Another Winner For Pete Sampras

Game, set, move.
It was little more than a year ago when one of the world's top tennis players, Pete Sampras, bought his new home in Beverly Hills for a reported $8.5 million. In what may have been a premature case of spring-cleaning gone wild, Sampras and wife Bridgette Wilson-Sampras are picking up and moving out. The couple recently listed their house for $8.9 million, according to the Los Angeles Times. The home was built in 1933 and is designed to look like an old English country house, with seven bedrooms, 8,200 square feet, city views and, naturally, a tennis court.

In 1999, Sampras ranked 42nd on our Celebrity 100 list when he earned $12 million. (His shoe and racket endorsement deals alone brought in $6 million.) He hasn't made our list since. The 31-year-old seems to be taking it easy these days. Although Sampras threatened to quit before his wife gave birth last year, he seems to have had a change of heart. After reconsideration, he said that he'd like to play again.

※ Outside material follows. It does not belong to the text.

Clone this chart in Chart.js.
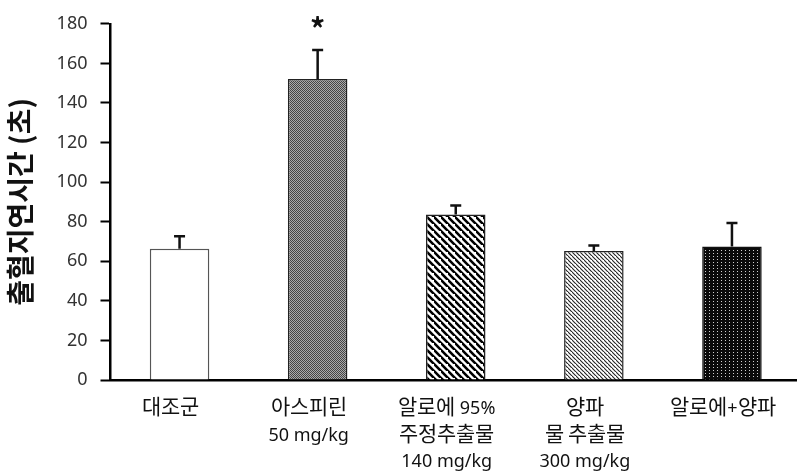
<!DOCTYPE html>
<html>
<head>
<meta charset="utf-8">
<script src="https://cdn.jsdelivr.net/npm/chart.js@4"></script>
<style>
  /* Hangul drawn a little larger than the latin digits next to it */
  @font-face {
    font-family: 'KrLabel';
    src: local('Noto Sans CJK KR'), local('Noto Sans CJK KR Regular'), local('NotoSansCJKkr-Regular');
    unicode-range: U+1100-11FF, U+3130-318F, U+AC00-D7AF;
    size-adjust: 116%;
  }
  html, body { margin: 0; padding: 0; background: #fff; }
  #wrap { width: 797px; height: 475px; overflow: hidden; }
</style>
</head>
<body>
<div id="wrap"><canvas id="myChart" width="801" height="475"></canvas></div>
<script>
const groups = [
  ['대조군'],
  ['아스피린', '50 mg/kg'],
  ['알로에 95%', '주정추출물', '140 mg/kg'],
  ['양파', '물 추출물', '300 mg/kg'],
  ['알로에+양파']
];
const meanTime = [66.3, 152.1, 83.6, 65.2, 67.5];
const stdErr = [6.4, 14.6, 4.6, 2.8, 11.8];
const marks = ['', '*', '', '', ''];
const yTicks = [0, 20, 40, 60, 80, 100, 120, 140, 160, 180];

const krFont = "'Noto Sans CJK KR', 'Noto Sans', sans-serif";
const labelFont = "'KrLabel', 'Noto Sans', 'Noto Sans CJK KR', sans-serif";

const ctx = document.getElementById('myChart');
const c2d = ctx.getContext('2d');

const plain = '#ffffff';

const checker = (() => {
  const c = document.createElement('canvas');
  c.width = 2; c.height = 2;
  const g = c.getContext('2d');
  g.fillStyle = '#aaaaaa'; g.fillRect(0, 0, 2, 2);
  g.fillStyle = '#444444'; g.fillRect(0, 0, 1, 1); g.fillRect(1, 1, 1, 1);
  return c2d.createPattern(c, 'repeat');
})();

const stripes = (size, lw, color) => {
  const c = document.createElement('canvas');
  c.width = size; c.height = size;
  const g = c.getContext('2d');
  g.fillStyle = '#fff'; g.fillRect(0, 0, size, size);
  g.strokeStyle = color; g.lineWidth = lw;
  g.beginPath();
  g.moveTo(-1, -1); g.lineTo(size + 1, size + 1);
  g.moveTo(-size - 1, -1); g.lineTo(1, size + 1);
  g.moveTo(size - 1, -size - 1); g.lineTo(2 * size + 1, size + 1);
  g.stroke();
  return c2d.createPattern(c, 'repeat');
};

const dots = (() => {
  const c = document.createElement('canvas');
  c.width = 4; c.height = 3;
  const g = c.getContext('2d');
  g.fillStyle = '#0a0a0a'; g.fillRect(0, 0, 4, 3);
  g.fillStyle = '#d0d0d0'; g.fillRect(1, 1, 1, 1);
  return c2d.createPattern(c, 'repeat');
})();

const fills = [plain, checker, stripes(7, 2.6, '#000'), stripes(4, 1.1, '#222'), dots];

// upward error bars plus significance marks
const errorBars = {
  id: 'errorBars',
  afterDatasetsDraw(chart) {
    const g = chart.ctx;
    const meta = chart.getDatasetMeta(0);
    const y = chart.scales.y;
    g.save();
    g.strokeStyle = '#111';
    g.lineWidth = 2.5;
    meta.data.forEach((bar, i) => {
      const top = y.getPixelForValue(meanTime[i] + stdErr[i]);
      g.beginPath();
      g.moveTo(bar.x, bar.y);
      g.lineTo(bar.x, top);
      g.moveTo(bar.x - 5.5, top);
      g.lineTo(bar.x + 5.5, top);
      g.stroke();
      if (marks[i]) {
        g.fillStyle = '#111';
        g.font = `bold 30px ${krFont}`;
        g.textAlign = 'center';
        g.textBaseline = 'alphabetic';
        g.fillText(marks[i], bar.x, top - 10);
      }
    });
    g.restore();
  }
};

const draw = () => new Chart(ctx, {
  type: 'bar',
  data: {
    labels: groups,
    datasets: [{
      data: meanTime,
      backgroundColor: fills,
      borderColor: ['#555', '#222', '#222', '#222', '#111'],
      borderWidth: 1.5,
      borderSkipped: 'bottom',
      barPercentage: 0.431,
      categoryPercentage: 1
    }]
  },
  options: {
    responsive: false,
    animation: false,
    layout: { padding: { top: 13, right: 0, bottom: 0, left: 0 } },
    plugins: {
      legend: { display: false },
      tooltip: { enabled: false }
    },
    scales: {
      x: {
        afterFit: (scale) => { scale.height = 95; },
        grid: { display: false, drawTicks: false },
        border: { display: true, color: '#000', width: 2.5 },
        ticks: {
          padding: 16,
          labelOffset: -9,
          color: '#111',
          maxRotation: 0,
          autoSkip: false,
          font: { family: labelFont, size: 18, lineHeight: 1.47 }
        }
      },
      y: {
        min: 0,
        max: 180,
        afterBuildTicks: (scale) => { scale.ticks = yTicks.map(v => ({ value: v })); },
        afterFit: (scale) => { scale.width = 110.5; },
        grid: { drawOnChartArea: false, drawTicks: true, tickLength: 10, tickColor: '#000', tickWidth: 2 },
        border: { display: true, color: '#000', width: 2.5 },
        ticks: {
          padding: 13,
          color: '#333',
          font: { family: "'Noto Sans', sans-serif", size: 18 }
        },
        title: {
          display: true,
          text: '출혈지연시간 (초)',
          color: '#111',
          padding: { top: 4, bottom: 0 },
          font: { family: krFont, size: 28, weight: 'bold', lineHeight: 1.2 }
        }
      }
    }
  },
  plugins: [errorBars]
});

document.fonts.load("18px 'KrLabel'", '대조군').then(draw, draw);
</script>
</body>
</html>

An Old Mansion For A Young Millionaire

Ewing hangs his (red) hat.
Marc Ewing, the onetime paper billionaire and Red Hat (nasdaq: RHAT - news - people ) co-founder, may be known as an outdoorsman, but he sure is spending a lot of money on his life indoors, too. The youthful 33-year-old tech geek/rock climber is buying a limestone Upper East Side mansion for $11.25 million, according to the New York Observer. The price per square foot, according to the report, is a neighborhood record-setting $1,480 (one-upping the $1,200-per-square-foot price Woody Allen paid for his townhouse). Undoubtedly, Ewing can add it to his collection of homes, which also reportedly includes a $6.95 million Chicago mansion that he bought in 2000.

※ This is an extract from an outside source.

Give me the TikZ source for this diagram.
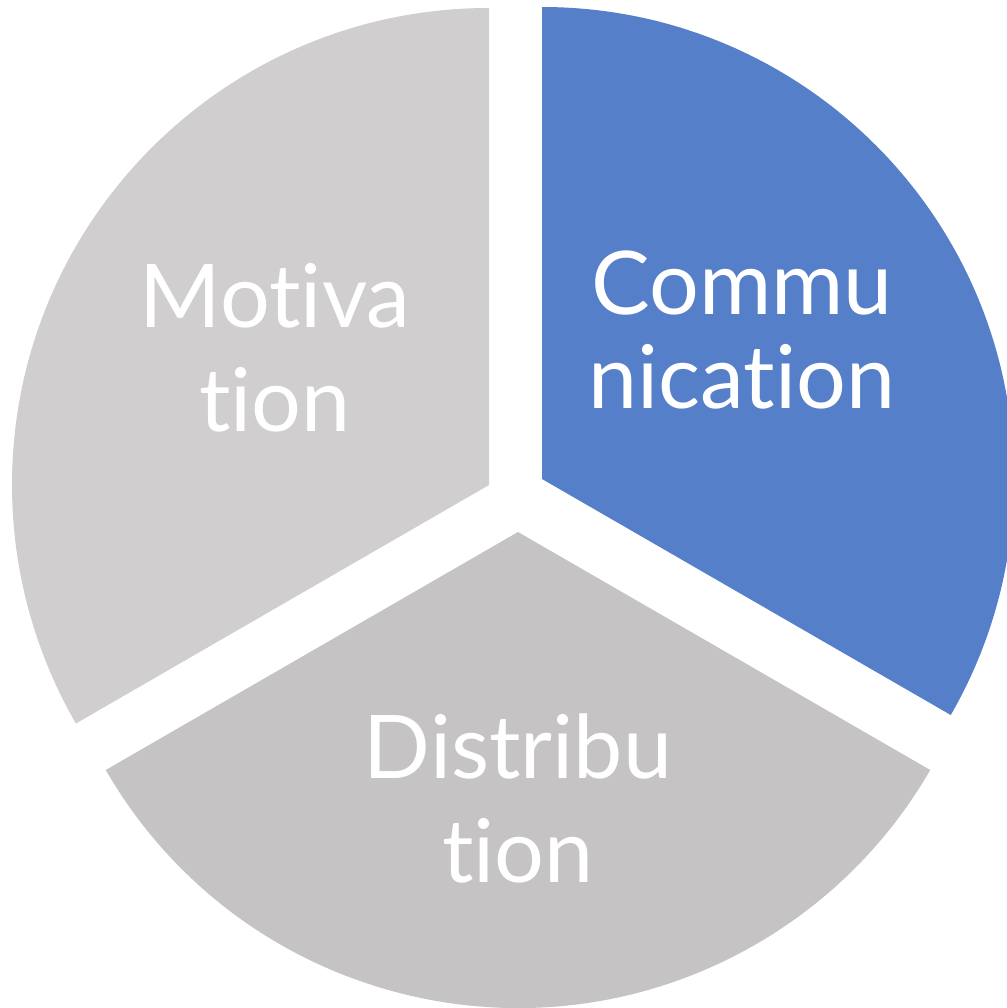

In 1994, Ewing and partner Bob Young co-founded Red Hat, a Linux company that was named after Ewing's grandfather's lacrosse hat and originally based out of a spare bedroom. In 1999, he made our list of the 400 Richest Americans, with an estimated net worth of $670 million. He promptly skipped out of the tech industry (a whole lot richer) and recently started his own rock-climbing magazine, The Alpinist.